Trump is susceptible to simplistic thinking; witness the magic qualities he attributes to his proposed wall on the Mexican border.
That’s not a simple goal; experts doubt that it can be achieved no matter how much money is invested in the “advanced technology and research” Trump promised. Fortunately, the Pentagon’s Missile Defense Review is more realistic in its objectives than the president was in his speech. But there is a danger that his excessive confidence in the promise of missile defense will lead to wasteful expenditures by Congress and a continued failure by the administration to take arms-control negotiations seriously.
Missile defense systems can be effective against shorter-range missiles, as Israel has demonstrated with the Iron Dome system it has used to deflect rockets fired from the Gaza Strip. The United States also has had success in tests of systems aimed at shorter-range missiles. It’s not clear, however, that missile defense will ever be able to block most or all intercontinental ballistic missiles such as those possessed by Russia, China and probably North Korea.
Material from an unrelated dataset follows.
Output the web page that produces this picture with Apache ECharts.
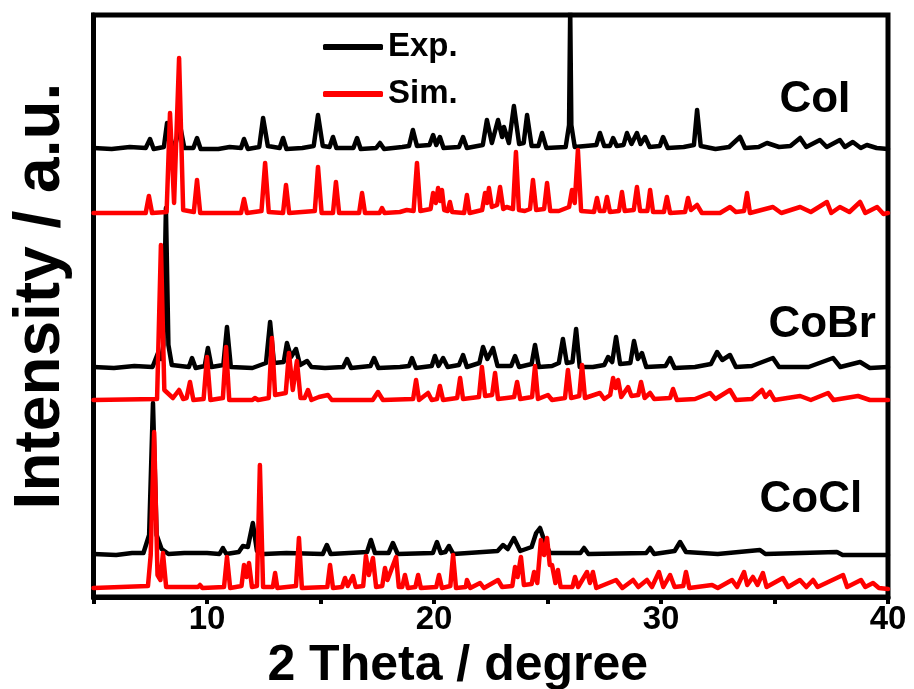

For example, the United States currently maintains 44 long-range, ground-based interceptor rockets at Fort Greeley, Alaska, and Vandenberg Air Force Base in California, a number that the Pentagon plans to increase to 64. But test results have been discouraging, and most of the interceptors are believed to have faulty circuit boards that could cause them to go astray. Even if accuracy is improved, there is no guarantee that this or any other missile defense system would hermetically seal off the United States from incoming long-range missiles.
Even more dubious is Trump’s suggestion that outer space should be turned into “a new war-fighting domain” through the deployment of a space-based missile defense system that would somehow involve his much-ridiculed “Space Force.” In a critique of Trump’s speech, Kingston A. Reif of the Arms Control Assn. cited studies that he said demonstrated that space-based interceptors are “unaffordable, unworkable, and massively destabilizing.”
It’s somewhat reassuring that the actual Missile Defense Review published by the Pentagon is more modest in its discussion of space-based missile defense. It proposes a six-month study that will “identify the most promising technologies, and estimated schedule, cost, and personnel requirements for a possible space-based defensive layer that achieves an early operational capability.”
Technological issues aside, an overemphasis on missile defense can threaten U.S. security by reducing incentives for arms control negotiations while creating a fear among other nuclear powers that the U.S. might take advantage of a missile defense breakthrough to launch a first strike. It was precisely because defensive systems can be perceived as offensive that the U.S. and the former Soviet Union in 1972 signed the Anti-Ballistic Missile Treaty — an agreement from which the U.S. withdrew during the George W. Bush administration.
The Trump administration, citing Russian violations, has indicated that it will withdraw from another important arms-control treaty, the 1987 Intermediate-Range Nuclear Forces Treaty. An exaggerated confidence in missile defense might also tempt the administration to abandon the New START treaty with Russia, which limits offensive nuclear weapons and is set to expire in 2021 unless it is renewed.
Trump is susceptible to simplistic thinking; witness the magic qualities he attributes to his proposed wall on the Mexican border. As the Pentagon studies missile defense options, we hope it — and Congress — won’t be unduly influenced by the president’s similarly unsophisticated approach to a “wall” in space that would keep missiles out.